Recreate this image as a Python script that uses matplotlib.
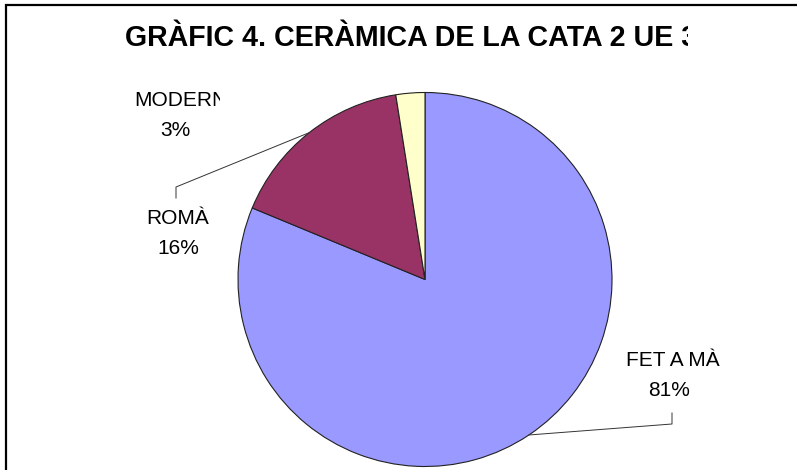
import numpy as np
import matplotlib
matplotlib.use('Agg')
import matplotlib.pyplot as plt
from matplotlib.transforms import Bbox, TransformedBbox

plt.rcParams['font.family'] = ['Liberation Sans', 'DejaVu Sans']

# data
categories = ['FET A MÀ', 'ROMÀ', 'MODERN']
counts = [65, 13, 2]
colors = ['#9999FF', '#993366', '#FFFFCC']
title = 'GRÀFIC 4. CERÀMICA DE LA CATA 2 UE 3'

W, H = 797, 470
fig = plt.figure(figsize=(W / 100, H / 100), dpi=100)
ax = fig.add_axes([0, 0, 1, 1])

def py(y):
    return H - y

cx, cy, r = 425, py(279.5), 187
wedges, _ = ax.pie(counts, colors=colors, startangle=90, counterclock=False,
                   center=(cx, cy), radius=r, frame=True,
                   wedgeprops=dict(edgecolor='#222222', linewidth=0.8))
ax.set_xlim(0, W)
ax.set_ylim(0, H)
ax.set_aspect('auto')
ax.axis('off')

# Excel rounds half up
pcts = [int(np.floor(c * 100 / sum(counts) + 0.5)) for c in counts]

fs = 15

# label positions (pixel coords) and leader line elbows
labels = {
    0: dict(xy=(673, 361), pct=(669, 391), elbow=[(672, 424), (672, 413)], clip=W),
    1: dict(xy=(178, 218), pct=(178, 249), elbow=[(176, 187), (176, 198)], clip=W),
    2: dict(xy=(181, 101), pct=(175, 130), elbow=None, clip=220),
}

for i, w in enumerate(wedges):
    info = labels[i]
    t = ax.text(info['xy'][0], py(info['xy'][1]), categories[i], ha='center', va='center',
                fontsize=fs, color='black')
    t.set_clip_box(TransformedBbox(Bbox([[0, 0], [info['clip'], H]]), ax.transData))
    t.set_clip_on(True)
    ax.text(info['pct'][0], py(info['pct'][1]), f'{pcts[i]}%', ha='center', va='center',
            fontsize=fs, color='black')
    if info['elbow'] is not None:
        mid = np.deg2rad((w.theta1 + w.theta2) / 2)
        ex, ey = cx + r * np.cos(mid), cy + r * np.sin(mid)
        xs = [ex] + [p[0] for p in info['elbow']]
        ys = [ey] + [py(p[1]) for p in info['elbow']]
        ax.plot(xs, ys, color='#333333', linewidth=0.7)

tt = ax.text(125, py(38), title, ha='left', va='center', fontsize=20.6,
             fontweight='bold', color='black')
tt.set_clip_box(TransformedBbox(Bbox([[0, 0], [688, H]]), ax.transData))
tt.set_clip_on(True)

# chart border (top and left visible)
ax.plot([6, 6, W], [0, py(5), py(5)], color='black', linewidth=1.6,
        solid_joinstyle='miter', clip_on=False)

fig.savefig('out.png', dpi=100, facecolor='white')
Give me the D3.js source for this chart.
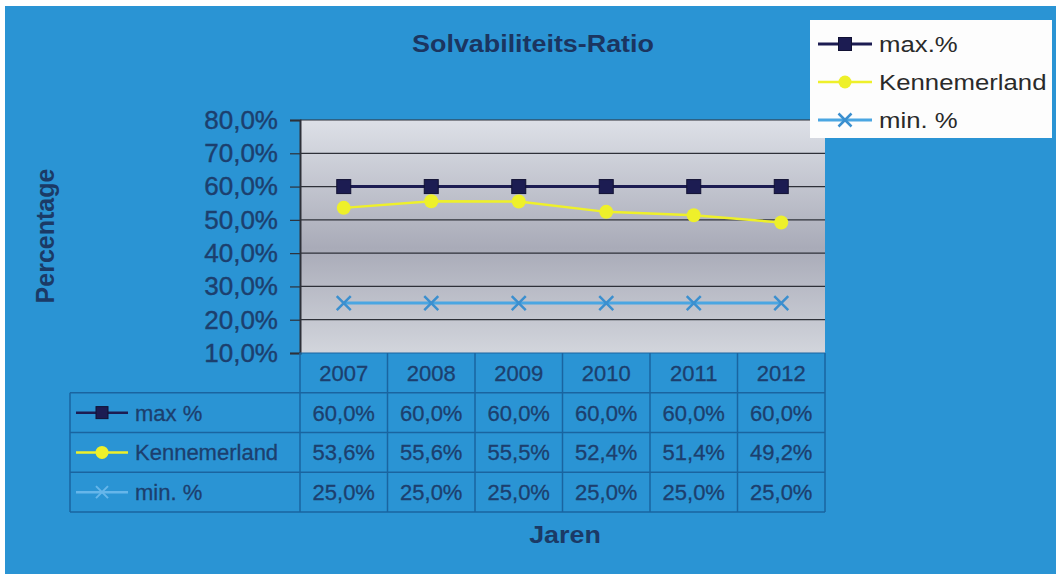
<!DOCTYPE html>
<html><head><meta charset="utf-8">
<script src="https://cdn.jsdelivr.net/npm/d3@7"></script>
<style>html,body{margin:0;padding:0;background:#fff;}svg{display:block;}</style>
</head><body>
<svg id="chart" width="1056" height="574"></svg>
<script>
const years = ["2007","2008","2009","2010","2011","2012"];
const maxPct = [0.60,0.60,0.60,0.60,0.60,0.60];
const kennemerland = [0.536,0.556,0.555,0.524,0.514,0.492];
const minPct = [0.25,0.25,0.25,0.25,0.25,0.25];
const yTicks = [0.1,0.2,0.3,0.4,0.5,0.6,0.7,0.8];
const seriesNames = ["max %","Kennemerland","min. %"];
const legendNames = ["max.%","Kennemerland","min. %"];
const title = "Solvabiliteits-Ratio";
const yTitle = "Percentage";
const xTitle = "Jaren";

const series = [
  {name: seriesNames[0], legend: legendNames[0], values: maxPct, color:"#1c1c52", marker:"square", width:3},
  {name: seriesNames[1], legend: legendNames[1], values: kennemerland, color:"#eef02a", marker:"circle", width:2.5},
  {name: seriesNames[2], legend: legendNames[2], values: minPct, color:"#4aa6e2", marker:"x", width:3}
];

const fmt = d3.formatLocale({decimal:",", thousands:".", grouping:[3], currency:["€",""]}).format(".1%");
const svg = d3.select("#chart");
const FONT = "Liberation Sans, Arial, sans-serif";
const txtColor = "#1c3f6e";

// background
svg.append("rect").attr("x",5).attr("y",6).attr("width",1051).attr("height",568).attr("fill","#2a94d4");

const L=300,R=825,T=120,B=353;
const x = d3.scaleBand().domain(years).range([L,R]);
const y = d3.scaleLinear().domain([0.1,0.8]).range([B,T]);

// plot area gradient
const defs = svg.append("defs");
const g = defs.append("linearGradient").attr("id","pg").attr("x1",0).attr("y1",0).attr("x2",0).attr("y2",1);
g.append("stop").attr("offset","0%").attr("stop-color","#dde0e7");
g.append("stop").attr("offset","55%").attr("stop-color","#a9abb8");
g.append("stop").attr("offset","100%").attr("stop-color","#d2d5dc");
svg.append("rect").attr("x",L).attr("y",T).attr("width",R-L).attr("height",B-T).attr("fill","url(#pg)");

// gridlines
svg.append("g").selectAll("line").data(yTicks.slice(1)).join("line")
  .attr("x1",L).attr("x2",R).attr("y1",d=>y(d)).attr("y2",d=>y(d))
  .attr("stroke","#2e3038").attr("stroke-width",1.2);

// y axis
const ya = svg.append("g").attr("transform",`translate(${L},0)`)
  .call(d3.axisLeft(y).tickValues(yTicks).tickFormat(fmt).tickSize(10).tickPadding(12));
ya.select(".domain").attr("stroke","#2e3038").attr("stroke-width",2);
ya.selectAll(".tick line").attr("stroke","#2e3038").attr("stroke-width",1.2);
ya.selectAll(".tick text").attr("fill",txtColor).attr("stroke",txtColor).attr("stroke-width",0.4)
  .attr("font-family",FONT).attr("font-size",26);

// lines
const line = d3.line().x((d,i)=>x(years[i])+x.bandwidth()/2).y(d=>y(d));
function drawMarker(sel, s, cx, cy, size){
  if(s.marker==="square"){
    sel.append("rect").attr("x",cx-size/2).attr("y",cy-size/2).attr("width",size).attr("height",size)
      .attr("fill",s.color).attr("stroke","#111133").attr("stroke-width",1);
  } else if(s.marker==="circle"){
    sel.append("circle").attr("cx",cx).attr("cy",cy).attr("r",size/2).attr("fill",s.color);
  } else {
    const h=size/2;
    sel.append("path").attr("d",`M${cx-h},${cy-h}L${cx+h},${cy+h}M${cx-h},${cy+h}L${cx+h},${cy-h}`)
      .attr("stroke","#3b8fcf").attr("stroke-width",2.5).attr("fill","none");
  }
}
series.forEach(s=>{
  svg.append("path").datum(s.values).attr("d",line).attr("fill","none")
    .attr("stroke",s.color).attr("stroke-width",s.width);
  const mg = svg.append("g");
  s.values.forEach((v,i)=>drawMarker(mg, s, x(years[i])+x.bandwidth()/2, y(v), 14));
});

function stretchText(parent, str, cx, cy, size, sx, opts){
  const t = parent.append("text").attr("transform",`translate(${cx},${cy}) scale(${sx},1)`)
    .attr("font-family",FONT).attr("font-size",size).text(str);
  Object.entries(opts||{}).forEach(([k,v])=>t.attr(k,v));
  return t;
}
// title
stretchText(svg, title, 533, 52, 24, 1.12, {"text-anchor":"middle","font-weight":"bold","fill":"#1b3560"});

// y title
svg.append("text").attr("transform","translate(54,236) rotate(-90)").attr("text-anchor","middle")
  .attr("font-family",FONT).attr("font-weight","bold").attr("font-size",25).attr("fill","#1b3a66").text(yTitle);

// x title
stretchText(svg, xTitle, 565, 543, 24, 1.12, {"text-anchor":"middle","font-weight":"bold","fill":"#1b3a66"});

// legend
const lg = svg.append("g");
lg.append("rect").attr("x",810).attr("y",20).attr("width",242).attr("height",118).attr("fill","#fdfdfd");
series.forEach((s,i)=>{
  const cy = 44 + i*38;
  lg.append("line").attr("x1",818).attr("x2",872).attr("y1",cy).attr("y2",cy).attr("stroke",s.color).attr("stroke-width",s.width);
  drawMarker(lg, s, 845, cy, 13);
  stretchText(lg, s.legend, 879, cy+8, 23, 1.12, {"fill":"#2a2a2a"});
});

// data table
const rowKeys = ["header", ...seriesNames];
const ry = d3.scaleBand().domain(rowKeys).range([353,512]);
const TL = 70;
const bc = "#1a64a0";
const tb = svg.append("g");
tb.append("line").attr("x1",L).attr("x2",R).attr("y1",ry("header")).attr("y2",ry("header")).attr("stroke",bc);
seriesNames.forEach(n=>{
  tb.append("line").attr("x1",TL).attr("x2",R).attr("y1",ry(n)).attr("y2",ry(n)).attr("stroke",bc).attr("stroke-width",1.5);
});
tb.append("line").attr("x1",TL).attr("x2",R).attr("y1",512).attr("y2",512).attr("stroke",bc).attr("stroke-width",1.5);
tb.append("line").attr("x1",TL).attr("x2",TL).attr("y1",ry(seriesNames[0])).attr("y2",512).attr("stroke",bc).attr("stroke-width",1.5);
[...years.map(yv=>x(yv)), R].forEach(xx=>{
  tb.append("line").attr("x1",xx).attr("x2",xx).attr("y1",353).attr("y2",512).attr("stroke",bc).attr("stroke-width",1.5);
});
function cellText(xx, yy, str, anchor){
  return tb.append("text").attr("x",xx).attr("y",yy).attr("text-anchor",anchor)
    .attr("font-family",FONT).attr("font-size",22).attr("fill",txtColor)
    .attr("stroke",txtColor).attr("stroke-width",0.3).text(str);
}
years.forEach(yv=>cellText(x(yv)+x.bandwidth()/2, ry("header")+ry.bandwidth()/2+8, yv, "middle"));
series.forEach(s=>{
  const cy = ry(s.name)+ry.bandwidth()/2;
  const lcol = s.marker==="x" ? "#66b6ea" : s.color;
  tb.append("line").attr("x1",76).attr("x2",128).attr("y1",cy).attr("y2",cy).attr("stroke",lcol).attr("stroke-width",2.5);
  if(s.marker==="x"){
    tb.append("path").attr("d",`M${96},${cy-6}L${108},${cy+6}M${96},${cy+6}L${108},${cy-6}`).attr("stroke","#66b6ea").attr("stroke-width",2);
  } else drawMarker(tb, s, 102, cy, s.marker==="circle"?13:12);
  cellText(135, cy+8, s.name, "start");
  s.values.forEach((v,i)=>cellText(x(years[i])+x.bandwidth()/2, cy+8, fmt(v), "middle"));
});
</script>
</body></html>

[Your goal] Every line from the start of the listing above through the line with "return H - y" should be repeated exactly; skip the pictures and add nothing else.

[Expected output]
Recreate this image as a Python script that uses matplotlib.
import numpy as np
import matplotlib
matplotlib.use('Agg')
import matplotlib.pyplot as plt
from matplotlib.transforms import Bbox, TransformedBbox

plt.rcParams['font.family'] = ['Liberation Sans', 'DejaVu Sans']

# data
categories = ['FET A MÀ', 'ROMÀ', 'MODERN']
counts = [65, 13, 2]
colors = ['#9999FF', '#993366', '#FFFFCC']
title = 'GRÀFIC 4. CERÀMICA DE LA CATA 2 UE 3'

W, H = 797, 470
fig = plt.figure(figsize=(W / 100, H / 100), dpi=100)
ax = fig.add_axes([0, 0, 1, 1])

def py(y):
    return H - y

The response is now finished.